#### [Your objective]
Don't include pictures. Quote the lines below from the first through the line that contains "slot = (1 - BARGAP) / 3".
-- START OF Information provided --
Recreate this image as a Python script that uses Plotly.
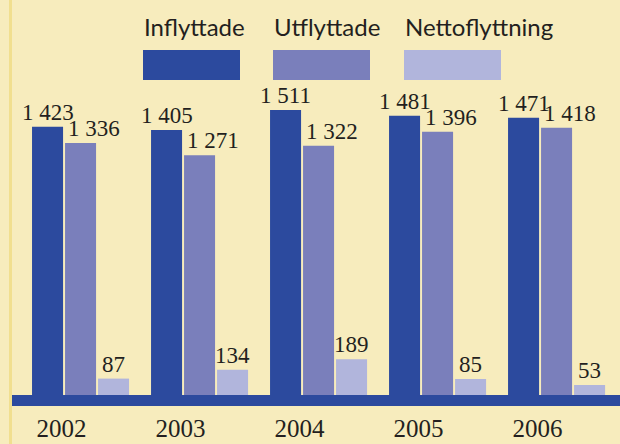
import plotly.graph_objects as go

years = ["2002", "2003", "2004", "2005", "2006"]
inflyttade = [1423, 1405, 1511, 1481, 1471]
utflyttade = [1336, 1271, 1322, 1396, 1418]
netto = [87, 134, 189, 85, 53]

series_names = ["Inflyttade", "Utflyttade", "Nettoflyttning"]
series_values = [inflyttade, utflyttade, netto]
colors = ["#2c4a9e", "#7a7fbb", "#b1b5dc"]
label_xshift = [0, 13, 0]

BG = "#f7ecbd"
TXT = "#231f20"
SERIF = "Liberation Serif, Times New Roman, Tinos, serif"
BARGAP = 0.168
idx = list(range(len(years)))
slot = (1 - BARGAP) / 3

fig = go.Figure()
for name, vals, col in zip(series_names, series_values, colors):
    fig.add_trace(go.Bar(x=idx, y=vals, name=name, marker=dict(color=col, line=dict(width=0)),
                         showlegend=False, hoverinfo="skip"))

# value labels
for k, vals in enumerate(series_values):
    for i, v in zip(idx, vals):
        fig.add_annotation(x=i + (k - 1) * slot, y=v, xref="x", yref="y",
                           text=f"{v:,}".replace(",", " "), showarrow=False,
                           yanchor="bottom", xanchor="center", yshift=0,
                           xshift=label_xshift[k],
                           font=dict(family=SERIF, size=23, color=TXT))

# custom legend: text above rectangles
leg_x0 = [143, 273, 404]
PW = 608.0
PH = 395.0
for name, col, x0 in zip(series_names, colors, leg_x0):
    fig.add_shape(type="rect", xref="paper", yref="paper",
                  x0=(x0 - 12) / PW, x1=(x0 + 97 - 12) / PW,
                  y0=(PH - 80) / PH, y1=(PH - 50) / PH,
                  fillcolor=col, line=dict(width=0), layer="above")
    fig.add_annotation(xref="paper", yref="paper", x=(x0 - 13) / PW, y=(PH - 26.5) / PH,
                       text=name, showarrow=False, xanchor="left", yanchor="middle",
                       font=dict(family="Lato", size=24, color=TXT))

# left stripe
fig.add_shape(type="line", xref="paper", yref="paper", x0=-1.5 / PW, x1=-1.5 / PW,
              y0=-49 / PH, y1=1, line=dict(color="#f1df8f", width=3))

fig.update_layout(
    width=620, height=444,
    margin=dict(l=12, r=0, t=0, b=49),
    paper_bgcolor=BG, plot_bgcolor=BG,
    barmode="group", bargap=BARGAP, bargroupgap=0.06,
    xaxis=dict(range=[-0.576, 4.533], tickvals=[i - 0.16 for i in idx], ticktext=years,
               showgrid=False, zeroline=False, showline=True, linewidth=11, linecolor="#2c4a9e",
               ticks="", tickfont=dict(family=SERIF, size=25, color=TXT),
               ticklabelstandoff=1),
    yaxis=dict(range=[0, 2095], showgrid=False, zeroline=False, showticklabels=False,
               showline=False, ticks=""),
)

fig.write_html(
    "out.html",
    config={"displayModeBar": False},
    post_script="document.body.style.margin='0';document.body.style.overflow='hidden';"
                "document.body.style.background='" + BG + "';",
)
-- END OF Information provided --
#### [Exercise response]
Recreate this image as a Python script that uses Plotly.
import plotly.graph_objects as go

years = ["2002", "2003", "2004", "2005", "2006"]
inflyttade = [1423, 1405, 1511, 1481, 1471]
utflyttade = [1336, 1271, 1322, 1396, 1418]
netto = [87, 134, 189, 85, 53]

series_names = ["Inflyttade", "Utflyttade", "Nettoflyttning"]
series_values = [inflyttade, utflyttade, netto]
colors = ["#2c4a9e", "#7a7fbb", "#b1b5dc"]
label_xshift = [0, 13, 0]

BG = "#f7ecbd"
TXT = "#231f20"
SERIF = "Liberation Serif, Times New Roman, Tinos, serif"
BARGAP = 0.168
idx = list(range(len(years)))
slot = (1 - BARGAP) / 3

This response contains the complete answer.